**Directions for this task:** Write out the material exactly. Do not include the pictures.

——————————

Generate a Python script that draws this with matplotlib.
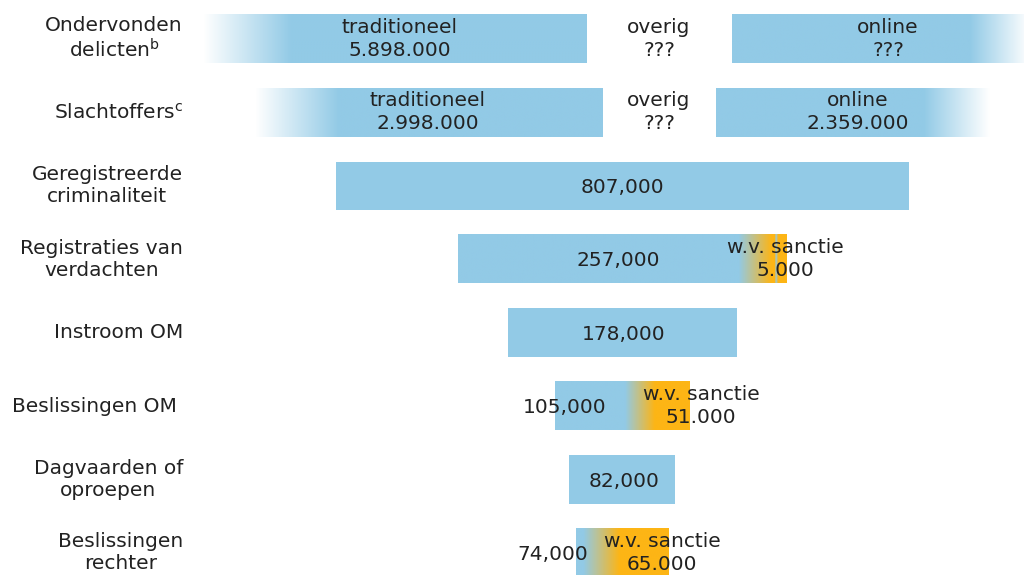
import numpy as np
import matplotlib.pyplot as plt
from matplotlib.colors import LinearSegmentedColormap

# =========================
# DATA
# =========================
stages = [
    "Ondervonden\ndelicten$^\\mathregular{b}$",
    "Slachtoffers$^\\mathregular{c}$",
    "Geregistreerde\ncriminaliteit",
    "Registraties van\nverdachten",
    "Instroom OM",
    "Beslissingen OM ",
    "Dagvaarden of\noproepen",
    "Beslissingen\nrechter",
]

# top two rows: split in traditioneel / overig / online
split_parts = ["traditioneel", "overig", "online"]
split_values = [
    ["5.898.000", "???", "???"],
    ["2.998.000", "???", "2.359.000"],
]

# funnel rows
funnel_counts = ["807,000", "257,000", "178,000", "105,000", "82,000", "74,000"]
funnel_length = [573, 329, 229, 135, 106, 93]   # drawn (schematic) length
sanctie_values = [None, "5.000", None, "51.000", None, "65.000"]

# =========================
# STYLE / LAYOUT
# =========================
BLUE = "#92cae6"
ORANGE = "#fdb515"
TEXT = "#222222"
FS = 14.5
CENTER = 622
BAR_H = 0.66

# split bars: (left, right, gradient kind, stop)
split_bars = [
    [(203, 587, "fade_in", 0.23), (732, 1030, "fade_out", 0.80)],
    [(255, 603, "fade_in", 0.24), (716, 990, "fade_out", 0.76)],
]
split_text_x = [[400, 659, 888], [428, 659, 858]]

# orange gradient stops (fraction of bar) for rows with sanctie
sanctie_stops = {
    1: [(0, BLUE), (0.855, BLUE), (0.955, ORANGE), (0.965, ORANGE),
        (0.968, BLUE), (0.975, ORANGE), (1, ORANGE)],
    3: [(0, BLUE), (0.52, BLUE), (0.74, ORANGE), (1, ORANGE)],
    5: [(0, BLUE), (0.08, BLUE), (0.47, ORANGE), (1, ORANGE)],
}
count_text_x = [622, 618, 624, 565, 624, 553]
sanctie_text_x = [None, 785, None, 701, None, 662]


def gradient_bar(ax, x0, x1, y, stops):
    cmap = LinearSegmentedColormap.from_list("g", stops)
    ax.imshow(np.linspace(0, 1, 512)[None, :], cmap=cmap, aspect="auto",
              extent=[x0, x1, y + BAR_H / 2, y - BAR_H / 2],
              interpolation="bilinear", zorder=1)


fig = plt.figure(figsize=(10.24, 5.75), dpi=100)
ax = fig.add_axes([0, 0, 1, 1])

# stage labels
for i, lab in enumerate(stages):
    ax.text(183, i, lab, ha="right", va="center", multialignment="center",
            fontsize=FS, color=TEXT)

# split rows
for r in range(2):
    for x0, x1, kind, f in split_bars[r]:
        if kind == "fade_in":
            stops = [(0, "white"), (f, BLUE), (1, BLUE)]
        else:
            stops = [(0, BLUE), (f, BLUE), (1, "white")]
        gradient_bar(ax, x0, x1, r, stops)
    for k, part in enumerate(split_parts):
        ax.text(split_text_x[r][k], r, f"{part}\n{split_values[r][k]}",
                ha="center", va="center", fontsize=FS, color=TEXT,
                linespacing=1.25, zorder=3)

# funnel rows
for j, (cnt, length) in enumerate(zip(funnel_counts, funnel_length)):
    y = j + 2
    x0 = CENTER - length / 2
    if j in sanctie_stops:
        gradient_bar(ax, x0, x0 + length, y, sanctie_stops[j])
    else:
        ax.barh(y, length, left=x0, height=BAR_H, color=BLUE, zorder=1)
    ax.text(count_text_x[j], y + 0.02, cnt, ha="center", va="center",
            fontsize=FS, color=TEXT, zorder=3)
    if sanctie_values[j]:
        ax.text(sanctie_text_x[j], y, f"w.v. sanctie\n{sanctie_values[j]}",
                ha="center", va="center", fontsize=FS, color=TEXT,
                linespacing=1.25, zorder=3)

ax.set_xlim(0, 1024)
ax.set_ylim(7.3, -0.53)
ax.axis("off")

plt.savefig("out.png", dpi=100)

——————————

**Full solution:**
Generate a Python script that draws this with matplotlib.
import numpy as np
import matplotlib.pyplot as plt
from matplotlib.colors import LinearSegmentedColormap

# =========================
# DATA
# =========================
stages = [
    "Ondervonden\ndelicten$^\\mathregular{b}$",
    "Slachtoffers$^\\mathregular{c}$",
    "Geregistreerde\ncriminaliteit",
    "Registraties van\nverdachten",
    "Instroom OM",
    "Beslissingen OM ",
    "Dagvaarden of\noproepen",
    "Beslissingen\nrechter",
]

# top two rows: split in traditioneel / overig / online
split_parts = ["traditioneel", "overig", "online"]
split_values = [
    ["5.898.000", "???", "???"],
    ["2.998.000", "???", "2.359.000"],
]

# funnel rows
funnel_counts = ["807,000", "257,000", "178,000", "105,000", "82,000", "74,000"]
funnel_length = [573, 329, 229, 135, 106, 93]   # drawn (schematic) length
sanctie_values = [None, "5.000", None, "51.000", None, "65.000"]

# =========================
# STYLE / LAYOUT
# =========================
BLUE = "#92cae6"
ORANGE = "#fdb515"
TEXT = "#222222"
FS = 14.5
CENTER = 622
BAR_H = 0.66

# split bars: (left, right, gradient kind, stop)
split_bars = [
    [(203, 587, "fade_in", 0.23), (732, 1030, "fade_out", 0.80)],
    [(255, 603, "fade_in", 0.24), (716, 990, "fade_out", 0.76)],
]
split_text_x = [[400, 659, 888], [428, 659, 858]]

# orange gradient stops (fraction of bar) for rows with sanctie
sanctie_stops = {
    1: [(0, BLUE), (0.855, BLUE), (0.955, ORANGE), (0.965, ORANGE),
        (0.968, BLUE), (0.975, ORANGE), (1, ORANGE)],
    3: [(0, BLUE), (0.52, BLUE), (0.74, ORANGE), (1, ORANGE)],
    5: [(0, BLUE), (0.08, BLUE), (0.47, ORANGE), (1, ORANGE)],
}
count_text_x = [622, 618, 624, 565, 624, 553]
sanctie_text_x = [None, 785, None, 701, None, 662]


def gradient_bar(ax, x0, x1, y, stops):
    cmap = LinearSegmentedColormap.from_list("g", stops)
    ax.imshow(np.linspace(0, 1, 512)[None, :], cmap=cmap, aspect="auto",
              extent=[x0, x1, y + BAR_H / 2, y - BAR_H / 2],
              interpolation="bilinear", zorder=1)


fig = plt.figure(figsize=(10.24, 5.75), dpi=100)
ax = fig.add_axes([0, 0, 1, 1])

# stage labels
for i, lab in enumerate(stages):
    ax.text(183, i, lab, ha="right", va="center", multialignment="center",
            fontsize=FS, color=TEXT)

# split rows
for r in range(2):
    for x0, x1, kind, f in split_bars[r]:
        if kind == "fade_in":
            stops = [(0, "white"), (f, BLUE), (1, BLUE)]
        else:
            stops = [(0, BLUE), (f, BLUE), (1, "white")]
        gradient_bar(ax, x0, x1, r, stops)
    for k, part in enumerate(split_parts):
        ax.text(split_text_x[r][k], r, f"{part}\n{split_values[r][k]}",
                ha="center", va="center", fontsize=FS, color=TEXT,
                linespacing=1.25, zorder=3)

# funnel rows
for j, (cnt, length) in enumerate(zip(funnel_counts, funnel_length)):
    y = j + 2
    x0 = CENTER - length / 2
    if j in sanctie_stops:
        gradient_bar(ax, x0, x0 + length, y, sanctie_stops[j])
    else:
        ax.barh(y, length, left=x0, height=BAR_H, color=BLUE, zorder=1)
    ax.text(count_text_x[j], y + 0.02, cnt, ha="center", va="center",
            fontsize=FS, color=TEXT, zorder=3)
    if sanctie_values[j]:
        ax.text(sanctie_text_x[j], y, f"w.v. sanctie\n{sanctie_values[j]}",
                ha="center", va="center", fontsize=FS, color=TEXT,
                linespacing=1.25, zorder=3)

ax.set_xlim(0, 1024)
ax.set_ylim(7.3, -0.53)
ax.axis("off")

plt.savefig("out.png", dpi=100)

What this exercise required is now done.